Mas o segundo aspecto que nos distancia do modelo contido na proposta que temos hoje em debate é o da exclusão da tributação do património mobiliário. Mal se compreende que tributando-se o património imobiliário pelo seu valor (que não pelo rendimento) não se siga a mesma linha para os bens móveis como, por exemplo, os objectos de arte, aeronaves de uso particular, embarcações de recreio e automóveis (nestes últimos com a extinção, obviamente, do Imposto Municipal sobre Veículos). Porque é que se há-de tributar o produto de um investimento feito num imóvel, urbano ou rústico, e já não se tributa se o produto desse mesmo investimento fosse feito por exemplo na Gioconda de Leonardo da Vinci, nas Três Mulheres de Picasso ou, noutro quadrante, num célebre iate muito falado ? São valores patrimoniais, uns e outros, que devem estar sujeitos à mesma regra tributária.

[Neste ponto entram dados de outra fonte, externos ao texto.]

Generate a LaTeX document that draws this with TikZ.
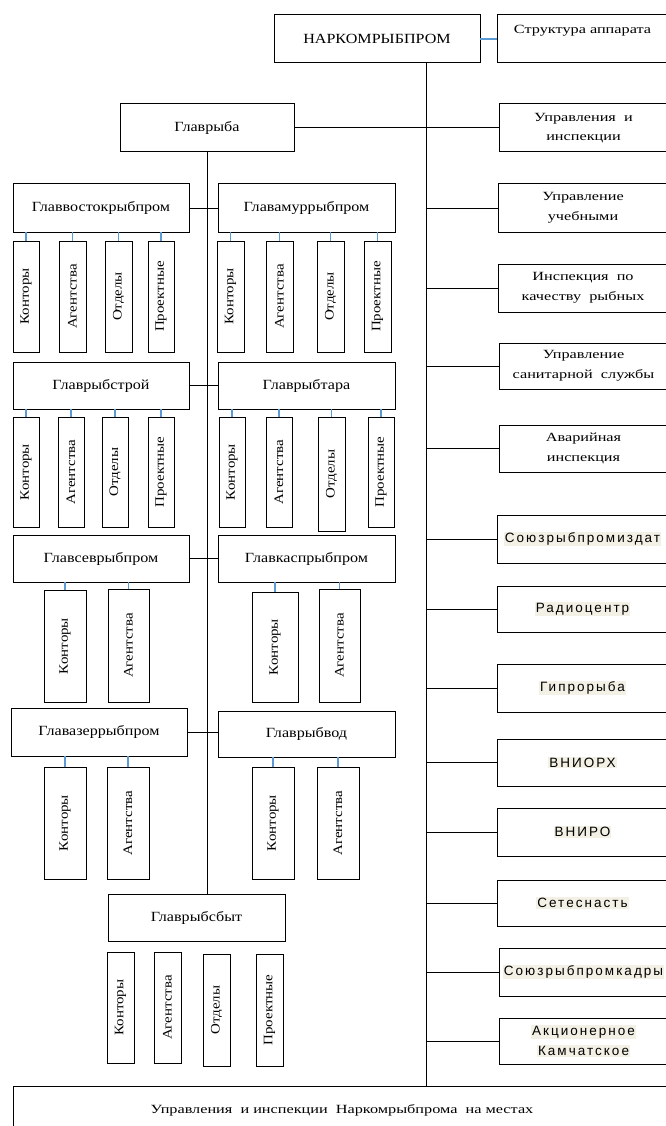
\documentclass[tikz,border=0pt]{standalone}
\usepackage{fontspec}
\setmainfont{Liberation Serif}
\newfontfamily\serA{Liberation Serif}[FakeStretch=1.15]
\newfontfamily\serB{Liberation Serif}[FakeStretch=1.3]
\newfontfamily\sanA{Liberation Sans}[LetterSpace=15]
\definecolor{hl}{RGB}{243,240,229}
\definecolor{conblue}{RGB}{91,155,213}
\newcommand{\hlt}[1]{{\setlength{\fboxsep}{1pt}\colorbox{hl}{#1}}}
\newcommand{\mybox}[7][]{\node[box,#1,minimum width={(#4-#3)*1pt},minimum height={(#6-#5)*1pt}] (#2) at ({(#3+#4)/2},{(#5+#6)/2}) {#7};}
\newcommand{\mysub}[6]{\node[box,subtext,rotate=90,minimum width={(#5-#4)*1pt},minimum height={(#3-#2)*1pt}] (#1) at ({(#2+#3)/2},{(#4+#5)/2}) {#6};}
\tikzset{
  box/.style={draw=black, line width=1pt, inner sep=0pt, outer sep=0pt, align=center},
  mainf/.style={font=\serA\fontsize{14}{16}\selectfont},
  rtext/.style={font=\serB\fontsize{12.5}{19.5}\selectfont},
  stext/.style={font=\sanA\fontsize{13.5}{20}\selectfont},
  subtext/.style={font=\serA\fontsize{13}{15}\selectfont},
  conn/.style={draw=black, line width=1pt},
  bconn/.style={draw=conblue, line width=1.2pt},
}
\begin{document}
\begin{tikzpicture}[x=1pt,y=-1pt]
\useasboundingbox (0,0) rectangle (665,1126);
\fill[white] (0,0) rectangle (665,1126);

% top
\mybox[mainf]{narkom}{274}{480}{15}{63}{НАРКОМРЫБПРОМ}
\mybox[rtext]{struct}{497}{668}{15}{63}{Структура аппарата\\\mbox{}}
\mybox[mainf]{glavryba}{120}{294}{104}{152}{Главрыба}

% right column
\mybox[rtext]{r1}{499}{668}{104}{152}{Управления~~и\\инспекции}
\mybox[rtext]{r2}{498}{668}{184}{232}{Управление\\учебными}
\mybox[rtext]{r3}{498}{668}{264}{312}{Инспекция~~по\\качеству~~рыбных}
\mybox[rtext]{r4}{499}{668}{343}{389}{Управление\\санитарной~~службы}
\mybox[rtext]{r5}{499}{668}{425}{472}{Аварийная\\инспекция}
\mybox[stext]{r6}{497}{668}{515}{563}{\hlt{Союзрыбпромиздат}}
\mybox[stext]{r7}{497}{668}{586}{632}{\hlt{Радиоцентр}}
\mybox[stext]{r8}{497}{668}{664}{712}{\hlt{Гипрорыба}}
\mybox[stext]{r9}{497}{668}{739}{786}{\hlt{ВНИОРХ}}
\mybox[stext]{r10}{497}{668}{808}{856}{\hlt{ВНИРО}}
\mybox[stext]{r11}{497}{668}{880}{926}{\hlt{Сетеснасть}}
\mybox[stext]{r12}{499}{668}{948}{996}{\hlt{Союзрыбпромкадры}}
\mybox[stext]{r13}{499}{668}{1018}{1064}{\hlt{Акционерное}\\\hlt{Камчатское}}

% bottom
\mybox[rtext]{bottom}{13}{671}{1086}{1134}{Управления~~и инспекции~~Наркомрыбпрома~~на местах}

% left column main boxes
\mybox[mainf]{a1}{13}{189}{184}{232}{Главвостокрыбпром}
\mybox[mainf]{b1}{218}{395}{184}{232}{Главамуррыбпром}
\mybox[mainf]{a2}{13}{189}{362}{409}{Главрыбстрой}
\mybox[mainf]{b2}{218}{395}{362}{409}{Главрыбтара}
\mybox[mainf]{a3}{13}{189}{535}{582}{Главсеврыбпром}
\mybox[mainf]{b3}{218}{395}{535}{582}{Главкаспрыбпром}
\mybox[mainf]{a4}{11}{187}{708}{756}{Главазеррыбпром}
\mybox[mainf]{b4}{218}{395}{711}{757}{Главрыбвод}
\mybox[mainf]{sb}{108}{285}{894}{941}{Главрыбсбыт}

% sub boxes row 1
\mysub{a1s1}{13}{39}{241}{352}{Конторы}
\mysub{a1s2}{59}{86}{241}{352}{Агентства}
\mysub{a1s3}{105}{132}{241}{352}{Отделы}
\mysub{a1s4}{148}{174}{241}{352}{Проектные}
\mysub{b1s1}{217}{244}{241}{352}{Конторы}
\mysub{b1s2}{266}{293}{241}{352}{Агентства}
\mysub{b1s3}{317}{344}{241}{352}{Отделы}
\mysub{b1s4}{364}{391}{241}{352}{Проектные}
% row 2
\mysub{a2s1}{13}{39}{417}{527}{Конторы}
\mysub{a2s2}{58}{84}{417}{527}{Агентства}
\mysub{a2s3}{102}{128}{417}{527}{Отделы}
\mysub{a2s4}{148}{174}{417}{527}{Проектные}
\mysub{b2s1}{219}{245}{417}{527}{Конторы}
\mysub{b2s2}{266}{292}{417}{527}{Агентства}
\mysub{b2s3}{318}{345}{417}{531}{Отделы}
\mysub{b2s4}{368}{394}{417}{527}{Проектные}
% row 3
\mysub{a3s1}{44}{86}{590}{702}{Конторы}
\mysub{a3s2}{108}{149}{589}{702}{Агентства}
\mysub{b3s1}{252}{298}{592}{702}{Конторы}
\mysub{b3s2}{319}{360}{589}{702}{Агентства}
% row 4
\mysub{a4s1}{44}{86}{767}{879}{Конторы}
\mysub{a4s2}{107}{149}{767}{879}{Агентства}
\mysub{b4s1}{252}{294}{767}{879}{Конторы}
\mysub{b4s2}{317}{359}{767}{879}{Агентства}
% row 5
\mysub{sbs1}{107}{134}{952}{1063}{Конторы}
\mysub{sbs2}{154}{181}{952}{1063}{Агентства}
\mysub{sbs3}{203}{230}{954}{1066}{Отделы}
\mysub{sbs4}{256}{283}{954}{1066}{Проектные}

% main vertical
\coordinate (vtop) at (426,63);
\coordinate (vbot) at (426,1086);
\draw[conn] (vtop) -- (vbot);
\draw[bconn] (narkom.east) -- (struct.west);
\draw[conn] (glavryba.east) -- (r1.west);
\foreach \r in {r2,r3,r4,r5,r6,r7,r8,r9,r10,r11,r12,r13}
  \draw[conn] (\r.west) -- (\r.west -| vtop);

% left vertical
\draw[conn] (glavryba.south) -- (glavryba.south |- sb.north);
\foreach \l/\rr in {a1/b1,a2/b2,a3/b3,a4/b4}
  \draw[conn] (\l.east) -- (\l.east -| \rr.west);

% blue sub connectors
\foreach \p in {a1,b1,a2,b2}
  \foreach \i in {1,2,3,4}
    \draw[bconn] (\p s\i.east) -- (\p s\i.east |- \p.south);
\foreach \p in {a3,b3,a4,b4}
  \foreach \i in {1,2}
    \draw[bconn] (\p s\i.east) -- (\p s\i.east |- \p.south);
\end{tikzpicture}
\end{document}
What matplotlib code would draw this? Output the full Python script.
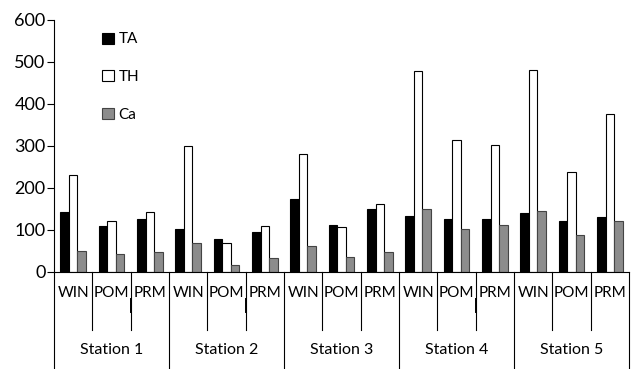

É, aliás, no quadro destas opções que o PCP tenciona apresentar, a seu tempo, um Projecto de Lei de Tributação do Património.

Em todo o caso, e apesar das reservas manifestadas, entendemos que é necessário começar a desbravar terreno em matéria de tributação do Património e o projecto hoje em discussão é um contributo nesse sentido.